Lightening holes can help lower the projected pressing area on larger parts.
Side holes must be added after sintering through a machining operation.

Wall Thickness

Wall thickness influences powder flow and die fill, which are important design factors in powder metallurgy. As a general guideline, avoid walls thinner than 0.060 inch (1.52 mm) to help maintain consistency during production.

Long, narrow walls may lead to density variation.
Thin sections can place added stress on the tooling.

Flatness

Flatness depends on part geometry and section thickness in powder metallurgy. Thinner parts are more likely to distort during sintering or heat treatment.

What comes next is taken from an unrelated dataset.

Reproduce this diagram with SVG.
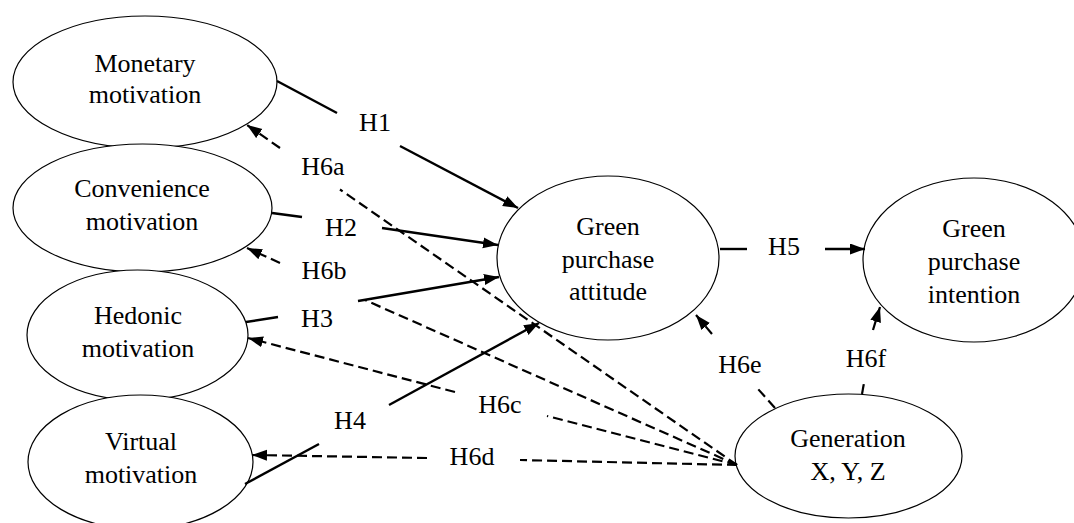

Repressing can help improve flatness when needed.
Projection bosses are often easier to level than full face surfaces.

Fillets and Radii

Fillets and radii support better material flow during compaction and reduce stress on tooling. Generous radii also help improve strength in powder metal parts by minimizing sharp transitions that can concentrate load.

Larger fillets generally lead to longer tool life and more consistent part quality

Tapers and Drafts

Draft is generally not required in powder metallurgy because parts are compacted and ejected in a straight direction. In some cases, a slight draft on outer surfaces can help with ejection, but it must be applied carefully to avoid slowing the production process.

Excessive draft can affect timing between tools.
Steeper angles may reduce production rates.

Chamfers and Bevels

Chamfers help prevent burring on edges, especially on bushings or parts with sharp transitions. A small flat – typically 0.005 to 0.015 inch (0.13 to 0.38 mm) – is preferred to avoid fragile edges.

Larger chamfers can be formed with die or core rod geometry but may slow production.

Countersinks

Countersinks allow screw or bolt heads to sit within the part. When formed by a punch, a small flat of about 0.010 inch (0.25 mm) helps maintain punch durability.

Flanges

Flanges and steps can be formed directly in the die if the geometry is modest. More substantial overhangs create ejection challenges and may require generous radii at the transitions.

Large flanges are more likely to stick in the die.
Smaller steps typically form cleanly without secondary work.

Bosses

Bosses are formed using cavities in punch tools. Their depth and shape influence ejection behavior and should be designed with release in mind.

Draft angles of 7° to 15° help the boss release cleanly.

Undercuts

Undercuts on horizontal surfaces cannot be produced in the die because they prevent straight ejection. When needed, these features are added after sintering.